For the first time in history, a spacecraft has touched the Sun. NASA’s Parker Solar Probe has now flown through the Sun’s upper atmosphere — called the corona — sampling particles and characterizing magnetic fields in this dynamic environment.
The new milestone marks one major step for Parker Solar Probe and one giant leap for solar science. Just as landing on the Moon allowed scientists to understand how it was formed, touching the Sun is helping scientists uncover critical information about our closest star and its influence on the solar system.
“Parker Solar Probe ‘touching the Sun’ is a monumental moment for solar science and a truly remarkable feat,” said Thomas Zurbuchen, the associate administrator for the Science Mission Directorate at NASA Headquarters in Washington. “Not only does this milestone provide us with deeper insights into our Sun’s evolution and its impacts on our solar system, but everything we learn about our own star also teaches us more about stars in the rest of the universe.”
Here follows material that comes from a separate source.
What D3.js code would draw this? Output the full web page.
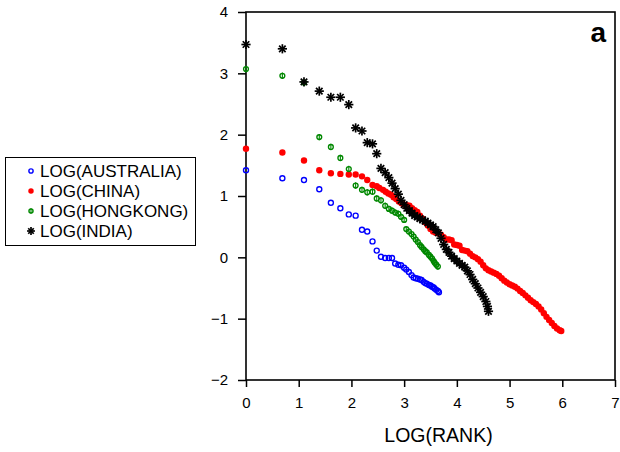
<!DOCTYPE html>
<html>
<head>
<meta charset="utf-8">
<script src="https://cdn.jsdelivr.net/npm/d3@7/dist/d3.min.js"></script>
<style>
  body { margin: 0; background: #fff; }
  svg text { font-family: Arial, 'Liberation Sans', sans-serif; }
</style>
</head>
<body>
<svg id="chart"></svg>
<script>
// data (log of rank vs log of value)
const xTicks = [0, 1, 2, 3, 4, 5, 6, 7];
const yTicks = [-2, -1, 0, 1, 2, 3, 4];
const legendLabels = ['LOG(AUSTRALIA)', 'LOG(CHINA)', 'LOG(HONGKONG)', 'LOG(INDIA)'];

const ausLogRank = [0, 0.69, 1.10, 1.39, 1.61, 1.79, 1.95, 2.08, 2.20, 2.30, 2.40, 2.48, 2.56, 2.64, 2.71,
  2.77, 2.83, 2.89, 2.94, 3.00, 3.04, 3.09, 3.14, 3.18, 3.22, 3.26, 3.30, 3.33, 3.37, 3.40, 3.43,
  3.47, 3.50, 3.53, 3.56, 3.58, 3.61, 3.64, 3.66];
const ausLogValue = [1.42, 1.29, 1.26, 1.11, 0.89, 0.80, 0.70, 0.68, 0.45, 0.42, 0.26, 0.11, 0.01, -0.01, -0.01,
  -0.01, -0.10, -0.12, -0.13, -0.17, -0.20, -0.24, -0.29, -0.33, -0.34, -0.35, -0.36, -0.37, -0.40, -0.42, -0.43,
  -0.45, -0.46, -0.48, -0.49, -0.51, -0.53, -0.55, -0.57];

const chnLogRank = [0, 0.69, 1.10, 1.39, 1.61, 1.79, 1.95, 2.08, 2.20, 2.30, 2.40, 2.48,
  2.53, 2.60, 2.65, 2.70, 2.75, 2.80, 2.85, 2.90, 2.95, 3.00, 3.05, 3.10, 3.15, 3.20, 3.25, 3.30,
  3.35, 3.40, 3.45, 3.50, 3.55, 3.60, 3.65, 3.70, 3.75, 3.80, 3.85, 3.90, 3.95, 4.00, 4.05, 4.10,
  4.15, 4.20, 4.25, 4.30, 4.35, 4.40, 4.45, 4.50, 4.55, 4.60, 4.65, 4.70, 4.75, 4.80, 4.85, 4.90,
  4.95, 5.00, 5.05, 5.10, 5.15, 5.20, 5.25, 5.30, 5.35, 5.40, 5.45, 5.50, 5.55, 5.60, 5.65, 5.70,
  5.75, 5.80, 5.85, 5.90, 5.95, 5.98];
const chnLogValue = [1.77, 1.71, 1.58, 1.42, 1.37, 1.36, 1.35, 1.35, 1.32, 1.26, 1.18, 1.16,
  1.13, 1.10, 1.07, 1.04, 1.02, 0.98, 0.95, 0.91, 0.88, 0.86, 0.85, 0.84, 0.80, 0.77, 0.74, 0.68,
  0.63, 0.57, 0.52, 0.46, 0.42, 0.40, 0.39, 0.37, 0.33, 0.29, 0.29, 0.28, 0.21, 0.20, 0.19, 0.12,
  0.11, 0.10, 0.06, 0.02, 0.00, -0.03, -0.07, -0.13, -0.18, -0.21, -0.23, -0.25, -0.27, -0.30, -0.34, -0.38,
  -0.41, -0.44, -0.46, -0.48, -0.51, -0.55, -0.58, -0.62, -0.66, -0.70, -0.73, -0.76, -0.80, -0.85, -0.91, -0.97,
  -1.02, -1.07, -1.12, -1.16, -1.19, -1.20];

const hkLogRank = [0, 0.69, 1.10, 1.39, 1.61, 1.79, 1.95, 2.08, 2.20, 2.30, 2.40, 2.48, 2.56, 2.64, 2.71,
  2.77, 2.83, 2.89, 2.94, 3.00, 3.04, 3.09, 3.14, 3.18, 3.22, 3.26, 3.30, 3.33, 3.37, 3.40, 3.43,
  3.47, 3.50, 3.53, 3.56, 3.58, 3.61, 3.64];
const hkLogValue = [3.07, 2.96, 2.85, 1.96, 1.80, 1.62, 1.44, 1.17, 1.10, 1.06, 1.07, 0.96, 0.93, 0.84, 0.79,
  0.76, 0.73, 0.71, 0.66, 0.61, 0.46, 0.42, 0.38, 0.34, 0.29, 0.25, 0.20, 0.17, 0.13, 0.10, 0.08,
  0.04, 0.01, -0.02, -0.06, -0.09, -0.12, -0.15];

const indLogRank = [0, 0.69, 1.10, 1.39, 1.61, 1.79, 1.95, 2.08, 2.20, 2.30, 2.40, 2.48, 2.56, 2.64, 2.71,
  2.77, 2.83, 2.89, 2.94, 3.00, 3.05, 3.10, 3.15, 3.20, 3.25, 3.30, 3.35, 3.40, 3.45, 3.50, 3.55,
  3.60, 3.65, 3.70, 3.75, 3.80, 3.85, 3.90, 3.95, 4.00, 4.05, 4.10, 4.15, 4.20, 4.25, 4.30, 4.35,
  4.40, 4.45, 4.50, 4.55, 4.58, 4.60];
const indLogValue = [3.47, 3.40, 2.86, 2.71, 2.61, 2.61, 2.49, 2.11, 2.06, 1.87, 1.85, 1.69, 1.45, 1.38, 1.30,
  1.21, 1.12, 1.03, 0.93, 0.86, 0.80, 0.76, 0.72, 0.68, 0.66, 0.63, 0.61, 0.59, 0.56, 0.53, 0.50,
  0.45, 0.40, 0.31, 0.21, 0.13, 0.08, 0.02, -0.02, -0.06, -0.10, -0.13, -0.16, -0.22, -0.28, -0.36, -0.43,
  -0.50, -0.57, -0.64, -0.72, -0.80, -0.88];

const width = 620;
const height = 452;
const margin = { top: 12, right: 5, bottom: 72, left: 246 };

const svg = d3.select('#chart')
  .attr('width', width)
  .attr('height', height);

const x = d3.scaleLinear().domain([0, 7]).range([margin.left, width - margin.right]);
const y = d3.scaleLinear().domain([-2, 4]).range([height - margin.bottom, margin.top]);

const zip = (xs, ys) => xs.map((v, i) => [v, ys[i]]);

const series = [
  { name: legendLabels[0], points: zip(ausLogRank, ausLogValue), marker: 'openCircle', color: '#0000ff' },
  { name: legendLabels[1], points: zip(chnLogRank, chnLogValue), marker: 'dot', color: '#ff0000' },
  { name: legendLabels[2], points: zip(hkLogRank, hkLogValue), marker: 'phi', color: '#008800' },
  { name: legendLabels[3], points: zip(indLogRank, indLogValue), marker: 'star', color: '#000000' },
];

// draws one marker of given kind into a group
function drawMarker(g, kind, color, k = 1) {
  if (kind === 'openCircle') {
    g.append('circle').attr('r', 2.5 * k).attr('fill', 'none')
      .attr('stroke', color).attr('stroke-width', 1.4);
  } else if (kind === 'dot') {
    g.append('circle').attr('r', 3.2 * k).attr('fill', color);
  } else if (kind === 'phi') {
    g.append('circle').attr('r', 2.4 * k).attr('fill', 'none')
      .attr('stroke', color).attr('stroke-width', 1.4);
    g.append('line').attr('x1', 0).attr('x2', 0).attr('y1', -3.2 * k).attr('y2', 3.2 * k)
      .attr('stroke', color).attr('stroke-width', 1.1);
  } else {
    const r = 4.6 * k;
    d3.range(4).forEach((j) => {
      const a = (j * Math.PI) / 4;
      g.append('line')
        .attr('x1', -r * Math.cos(a)).attr('y1', -r * Math.sin(a))
        .attr('x2', r * Math.cos(a)).attr('y2', r * Math.sin(a))
        .attr('stroke', color).attr('stroke-width', 1.7);
    });
  }
}

// axes
const yAxis = svg.append('g')
  .attr('transform', `translate(${margin.left},0)`)
  .call(d3.axisLeft(y).tickValues(yTicks).tickFormat(d3.format('d'))
    .tickSize(8).tickSizeOuter(0).tickPadding(10));
const xAxis = svg.append('g')
  .attr('transform', `translate(0,${height - margin.bottom})`)
  .call(d3.axisBottom(x).tickValues(xTicks).tickFormat(d3.format('d'))
    .tickSize(7).tickSizeOuter(0).tickPadding(10));

[xAxis, yAxis].forEach((ax) => {
  ax.select('.domain').remove();
  ax.selectAll('.tick line').attr('stroke', '#000').attr('stroke-width', 1.5);
  ax.selectAll('.tick text')
    .attr('fill', '#000')
    .style('font-size', '15px')
    .style('font-family', 'Arial, "Liberation Sans", sans-serif');
});

// frame
svg.append('rect')
  .attr('x', x(0))
  .attr('y', y(4))
  .attr('width', x(7) - x(0))
  .attr('height', y(-2) - y(4))
  .attr('fill', 'none')
  .attr('stroke', '#000')
  .attr('stroke-width', 1.6);

// points
series.forEach((s) => {
  const grp = svg.append('g').attr('class', 'series');
  s.points.forEach((p) => {
    const g = grp.append('g').attr('transform', `translate(${x(p[0])},${y(p[1])})`);
    drawMarker(g, s.marker, s.color);
  });
});

// axis title
svg.append('text')
  .attr('x', (x(0) + x(7)) / 2 + 8)
  .attr('y', 442)
  .attr('text-anchor', 'middle')
  .style('font-size', '19.5px')
  .text('LOG(RANK)');

// panel letter
svg.append('text')
  .attr('x', 606)
  .attr('y', 42)
  .attr('text-anchor', 'end')
  .style('font-size', '28px')
  .style('font-weight', 'bold')
  .text('a');

// legend
const legend = svg.append('g').attr('class', 'legend');
legend.append('rect')
  .attr('x', 5.5).attr('y', 157.5)
  .attr('width', 190).attr('height', 88)
  .attr('fill', '#fff').attr('stroke', '#000').attr('stroke-width', 1);

series.forEach((s, i) => {
  const cy = 171 + i * 20;
  const g = legend.append('g').attr('transform', `translate(31,${cy})`);
  drawMarker(g, s.marker, s.color, 0.85);
  legend.append('text')
    .attr('x', 40)
    .attr('y', cy + 6)
    .style('font-size', '17px')
    .text(s.name);
});
</script>
</body>
</html>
As it circles closer to the solar surface, Parker Solar Probe — built and operated by the Johns Hopkins Applied Physics Laboratory (APL) in Laurel, Maryland — is making discoveries that other spacecraft were too far away to see, including from within the solar wind, the flow of particles speeding from the Sun that can influence us at Earth.
In 2019, Parker Solar Probe discovered that striking magnetic zig-zag structures in the solar wind, called switchbacks, are plentiful close to the Sun. Having halved its distance to the Sun since then, Parker Solar Probe has now identified one place where those features originate: the solar surface.
The first passage through the corona — as well as more flybys to come — will provide data on phenomena that are impossible to study from afar.
“Flying so close to the Sun, Parker Solar Probe now senses conditions in the corona that we never could before,” said Nour Raouafi, the Parker Solar Probe project scientist at APL. “We see evidence of being in the corona from magnetic field data, solar wind data, and visually in white-light images. We can actually see the spacecraft flying through coronal structures that can be observed from Earth during a total solar eclipse.”